Question: For my very first session, do I need to have anything about the campaign (fronts and whatnot) thought out?

Question: For my very first session, do I need to have anything about the campaign (fronts and whatnot) thought out?

Question: For my very first session, do I need to have anything about the campaign (fronts and whatnot) thought out? Or do I run the first session and see what kind of information comes out THEN start putting together the campaign?

5 thoughts on “Question: For my very first session, do I need to have anything about the campaign (fronts and whatnot) thought out?”

  1. Don’t do fronts before the first session! Show up with a few rough ideas, maybe a map or two. You can flag some monsters you might want to use too.

    Then sit down to play and see where things go. It may be someplace you don’t expect! Or it could be exactly what you imagine! Either way by the end of the first session you’ll have some fuel for fronts.

  2. My personal method is to have the players do all the “prep” work for me by having them talk about who they are, what kind of theme they’re going for, and so on. Once they’ve established that, I take about ten minutes to think and flip through the monsters section, and come up with some sort of on-theme action to plop them into the middle of. It doesn’t matter if things feel a bit random and incongruous as long as it keeps moving and you give the players a chance to guide you in new directions. After the first session, you can look at what worked, what elements you feel could be further expanded into Dangers, and starting thinking about how a Front or two could tie everything that happened together.

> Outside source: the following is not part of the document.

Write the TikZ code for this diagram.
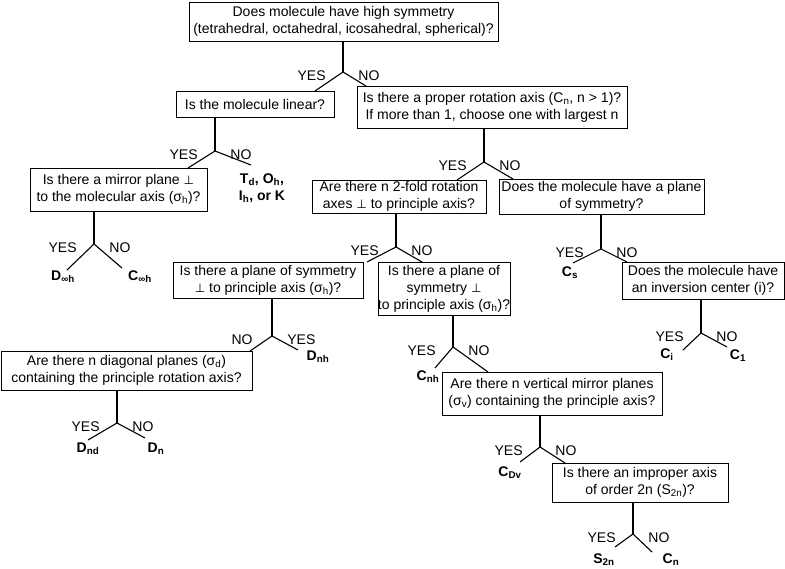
\documentclass[tikz,border=0pt]{standalone}
\usepackage{fontspec}
\setmainfont{Liberation Sans}
\newfontfamily\symfont{DejaVu Sans}
\newcommand{\perpsym}{{\symfont\fontsize{12}{14}\selectfont ⊥}}

\begin{document}
\begin{tikzpicture}[x=1pt, y=-1pt]
		\tikzset{question/.style = {draw, line width=0.9pt, align=center, inner sep=0pt, font=\fontsize{14}{17}\selectfont}}
		\tikzset{fork/.style = {inner sep=0pt, minimum size=0pt}}
		\tikzset{answer/.style = {inner sep=0pt, yshift=-4pt, font=\fontsize{14}{17}\selectfont}}
		\tikzset{lside/.style = {answer, xshift=-17pt}}
		\tikzset{rside/.style = {answer, xshift=15pt}}
		\tikzset{group/.style = {inner sep=0pt, align=center, font=\fontsize{14}{17}\selectfont\bfseries}}
		\tikzset{edge/.style = {line width=1.1pt}}

		\useasboundingbox (0,0) rectangle (785,569);

		% questions
		\node[question, minimum width=309pt, minimum height=39pt] (sym) at (343.5,21.5) {Does molecule have high symmetry\\(tetrahedral, octahedral, icosahedral, spherical)?};
		\node[question, minimum width=158pt, minimum height=26pt] (linear) at (255,104) {Is the molecule linear?};
		\node[question, minimum width=270pt, minimum height=42pt] (rot) at (492,107) {Is there a proper rotation axis (C\textsubscript{n}, n > 1)?\\If more than 1, choose one with largest n};
		\node[question, minimum width=177pt, minimum height=43pt] (mirror) at (118.5,189.5) {Is there a mirror plane \perpsym\\to the molecular axis (σ\textsubscript{h})?};
		\node[question, minimum width=174pt, minimum height=33pt] (twofold) at (399,196.5) {Are there n 2-fold rotation\\axes \perpsym\ to principle axis?};
		\node[question, minimum width=205pt, minimum height=35pt] (plane) at (601.5,196.5) {Does the molecule have a plane\\of symmetry?};
		\node[question, minimum width=190pt, minimum height=36pt] (horiz) at (268,280) {Is there a plane of symmetry\\\perpsym\ to principle axis (σ\textsubscript{h})?};
		\node[question, minimum width=132pt, minimum height=53pt] (horizb) at (444,288.5) {Is there a plane of\\symmetry \perpsym\\to principle axis (σ\textsubscript{h})?};
		\node[question, minimum width=162pt, minimum height=37pt] (inv) at (703,280.5) {Does the molecule have\\an inversion center (i)?};
		\node[question, minimum width=251pt, minimum height=39pt] (diag) at (126.5,370.5) {Are there n diagonal planes (σ\textsubscript{d})\\containing the principle rotation axis?};
		\node[question, minimum width=220pt, minimum height=43pt] (vert) at (552,393.5) {Are there n vertical mirror planes\\(σ\textsubscript{v}) containing the principle axis?};
		\node[question, minimum width=176pt, minimum height=39pt] (improp) at (640,482.5) {Is there an improper axis\\of order 2n (S\textsubscript{2n})?};

		% forks
		\node[fork, label={[lside]left:YES}, label={[rside]right:NO}] (f1) at (343,72) {};
		\node[fork, label={[lside]left:YES}, label={[rside]right:NO}] (f2) at (215,151) {};
		\node[fork, label={[lside]left:YES}, label={[rside]right:NO}] (f3) at (484,162) {};
		\node[fork, label={[lside]left:YES}, label={[rside]right:NO}] (f4) at (94,244) {};
		\node[fork, label={[lside]left:YES}, label={[rside]right:NO}] (f5) at (396,247) {};
		\node[fork, label={[lside]left:YES}, label={[rside]right:NO}] (f6) at (601,249) {};
		\node[fork, label={[lside, xshift=-2pt]left:NO}, label={[rside]right:YES}] (f7) at (272,336) {};
		\node[fork, label={[lside]left:YES}, label={[rside]right:NO}] (f8) at (453,347) {};
		\node[fork, label={[lside]left:YES}, label={[rside]right:NO}] (f9) at (701,333) {};
		\node[fork, label={[lside]left:YES}, label={[rside]right:NO}] (f10) at (117,423) {};
		\node[fork, label={[lside]left:YES}, label={[rside]right:NO}] (f11) at (540,447) {};
		\node[fork, label={[lside]left:YES}, label={[rside]right:NO}] (f12) at (633,534) {};

		% point groups
		\node[group] (Tgrp) at (262,188) {T\textsubscript{d}, O\textsubscript{h},\\I\textsubscript{h}, or K};
		\node[group] (Dinfh) at (63,277) {D\textsubscript{∞h}};
		\node[group] (Cinfh) at (140,277) {C\textsubscript{∞h}};
		\node[group] (Cs) at (570,273) {C\textsubscript{s}};
		\node[group] (Dnh) at (318,357) {D\textsubscript{nh}};
		\node[group] (Cnh) at (428,377) {C\textsubscript{nh}};
		\node[group] (Ci) at (667,355) {C\textsubscript{i}};
		\node[group] (C1) at (738,356) {C\textsubscript{1}};
		\node[group] (Dnd) at (88,449) {D\textsubscript{nd}};
		\node[group] (Dn) at (156,449) {D\textsubscript{n}};
		\node[group] (CDv) at (510,473) {C\textsubscript{Dv}};
		\node[group] (S2n) at (604,560) {S\textsubscript{2n}};
		\node[group] (Cn) at (671,560) {C\textsubscript{n}};

		% branch ends
		\coordinate (e1a) at (315,91);   \coordinate (e1b) at (366,86);
		\coordinate (e2a) at (188,168);  \coordinate (e2b) at (251,165);
		\coordinate (e3a) at (457,180);  \coordinate (e3b) at (513,179);
		\coordinate (e4a) at (67,270);   \coordinate (e4b) at (122,268);
		\coordinate (e5a) at (367,262);  \coordinate (e5b) at (422,262);
		\coordinate (e6a) at (573,263);  \coordinate (e6b) at (627,262);
		\coordinate (e7a) at (250,351);  \coordinate (e7b) at (298,350);
		\coordinate (e8a) at (435,368);  \coordinate (e8b) at (488,372);
		\coordinate (e9a) at (683,350);  \coordinate (e9b) at (727,347);
		\coordinate (e10a) at (88,440);  \coordinate (e10b) at (145,438);
		\coordinate (e11a) at (520,462); \coordinate (e11b) at (565,463);
		\coordinate (e12a) at (615,547); \coordinate (e12b) at (652,552);

		% stems
		\draw[edge] (sym.south -| f1) to (f1);
		\draw[edge] (linear.south -| f2) to (f2);
		\draw[edge] (rot.south -| f3) to (f3);
		\draw[edge] (mirror.south -| f4) to (f4);
		\draw[edge] (twofold.south -| f5) to (f5);
		\draw[edge] (plane.south -| f6) to (f6);
		\draw[edge] (horiz.south -| f7) to (f7);
		\draw[edge] (horizb.south -| f8) to (f8);
		\draw[edge] (inv.south -| f9) to (f9);
		\draw[edge] (diag.south -| f10) to (f10);
		\draw[edge] (vert.south -| f11) to (f11);
		\draw[edge] (improp.south -| f12) to (f12);

		% branches
		\draw[edge] (e1a) to (f1) to (e1b);
		\draw[edge] (e2a) to (f2) to (e2b);
		\draw[edge] (e3a) to (f3) to (e3b);
		\draw[edge] (e4a) to (f4) to (e4b);
		\draw[edge] (e5a) to (f5) to (e5b);
		\draw[edge] (e6a) to (f6) to (e6b);
		\draw[edge] (e7a) to (f7) to (e7b);
		\draw[edge] (e8a) to (f8) to (e8b);
		\draw[edge] (e9a) to (f9) to (e9b);
		\draw[edge] (e10a) to (f10) to (e10b);
		\draw[edge] (e11a) to (f11) to (e11b);
		\draw[edge] (e12a) to (f12) to (e12b);

	\end{tikzpicture}
\end{document}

    This isn’t for everyone, though. I facilitate this whole process by having my own fantasy world pet project with many elements and happenings to pull from when I need to, and if you don’t feel very grounded in fantasy tropes, it can be much harder to give the players what they are looking for.

    If you don’t think you could wing it like that, I’d advise sketching out (or finding) a dungeon map and coming up with a few (open-ended) dangers, like a dragon, or a goblin infestation, or what have you, while always remembering to follow the Leave Blanks guidelines. Once again, let the players do your work for you: “I’m sure you researched this dungeon before diving right into it, right? What monsters are in it? Are there magic treasures rumored to be contained within? Is it full of traps?” They get to have fun worldbuilding, and your job is easier. It’s a win-win.

  3. But what would you do with tight-lipped players? It can be very hard to get them to provide information about the characters or world. Mine sometimes tell me it feels strange to have to come up with stuff the GM is “supposed” to do!

  4. I honestly don’t know, my players jumped all over the chance to make stuff up. I didn’t even need a name list because they came up with all of them for me. You could create an end session XP-reward of “Did we add something new and exciting to the world?”